The Commission for Racial Equality (CRE) has taken no action against Avon and Somerset Police, despite concluding that the force was guilty of unlawful discrimination in its recruitment.
Last November, the Avon and Somerset force rejected 186 white applicants because its workforce was “over-represented by white men”.
At the time, only 51 officers out of 3,314 were from ethnic minority backgrounds.
The CRE’s investigation concluded that the force had used positive discrimination, in breach of the Race Relations Act.
But it has now emerged that the commission and the police have come to an agreement that no more will be done because the force has “acknowledged” the findings of the investigation.

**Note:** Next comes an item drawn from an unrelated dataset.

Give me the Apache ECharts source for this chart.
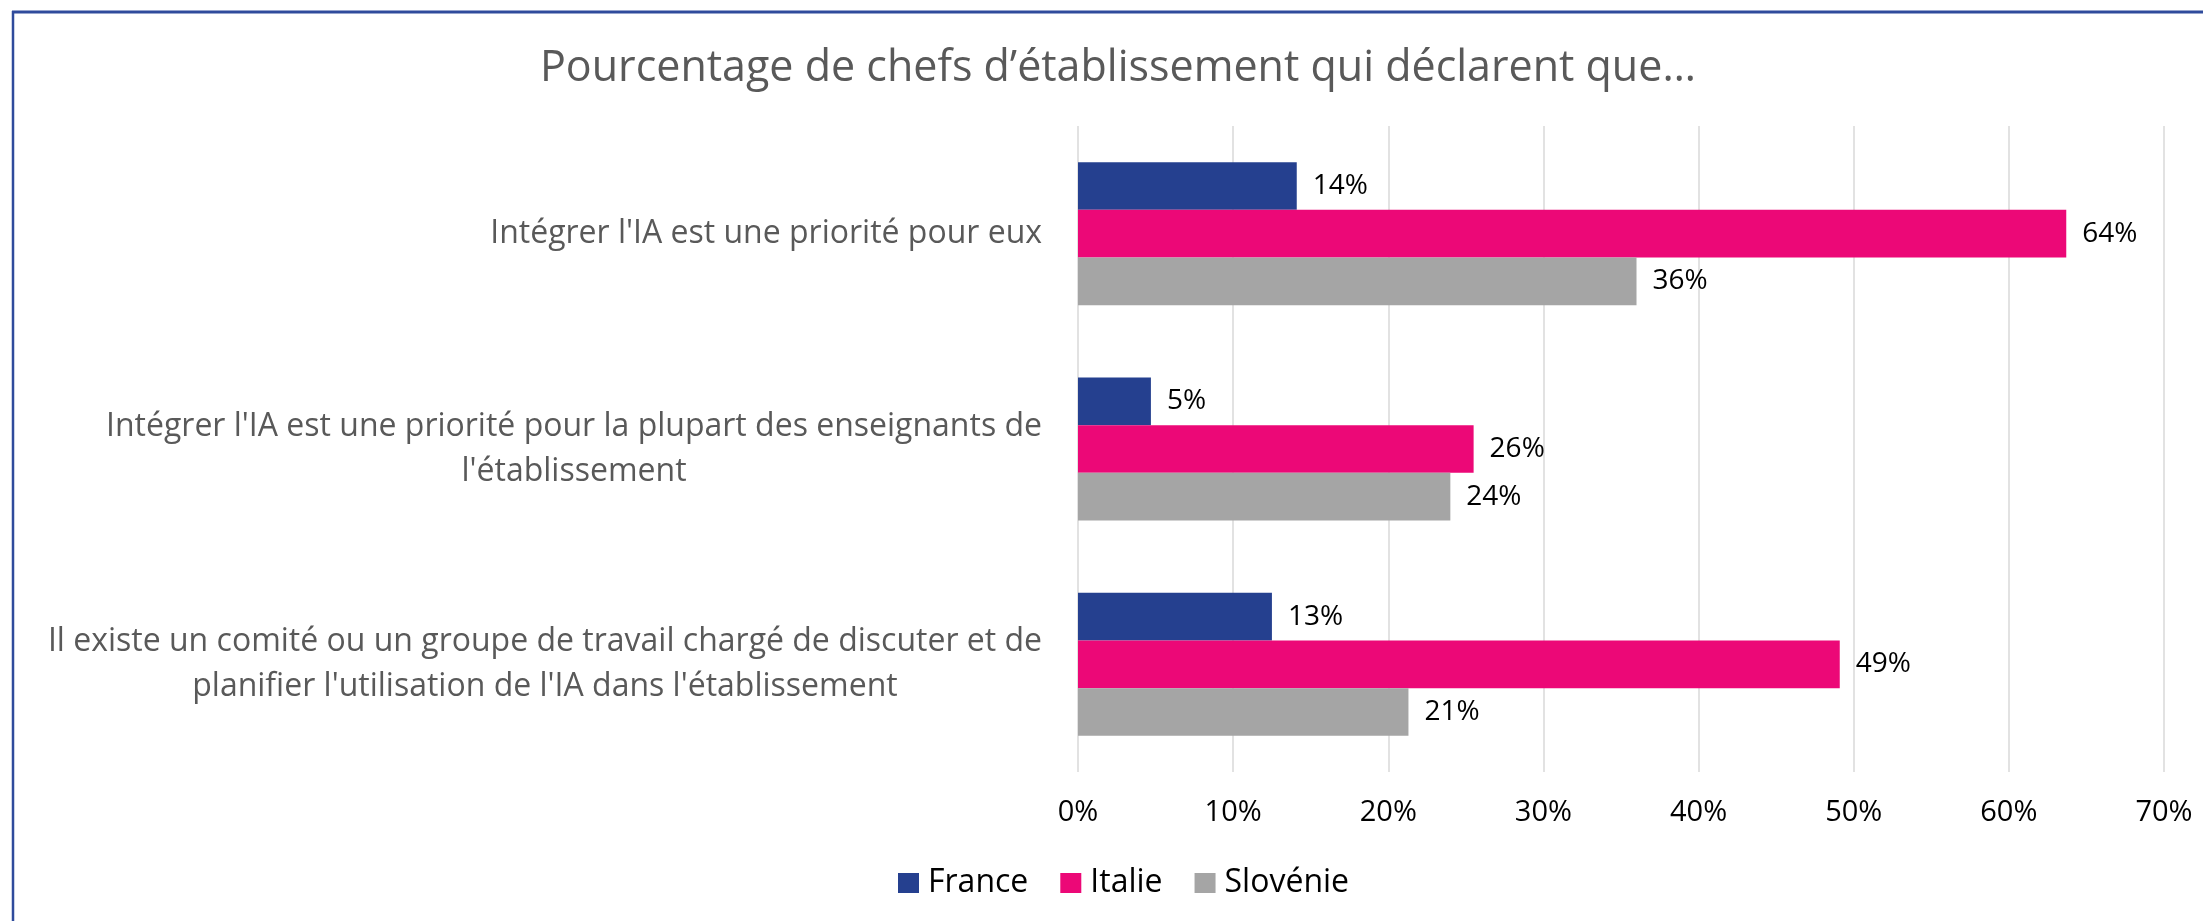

In e-mail correspondence with civil liberties group Liberty and Law, Esther Maynard, legal adviser for the CRE, said: “The matter was resolved by way of a signed form of assurance from Avon and Somerset constabulary, acknowledging that the commission was of the view that the disputed selection process was unlawful.
“The commission will, therefore, not be pursuing the matter.”
Gerald Hartup, director of Liberty and Law, said the decision brought the law into “total disrepute”.
But a CRE spokesman said: “The CRE takes a responsible and effective approach to enforcement of the Race Relations Act by attempting to resolve issues before taking costly legal action. The enforcement process is incremental and subsequent breaches of the Act by public bodies can result in legal proceedings.”
Trevor Phillips, CRE chairman, has become increasingly frustrated by the inability of the police force to use positive discrimination to drive diversity.
He has called for a debate on the issue, echoing calls made by Metropolitan Police HR director Martin Tiplady (Personnel Today, 7 February).
Phillips said that police forces had not been able to boost levels of diversity quickly enough for fear it might look unfair, causing difficulties when dealing with ethnic community groups. “I think this is a matter of national security,” he said.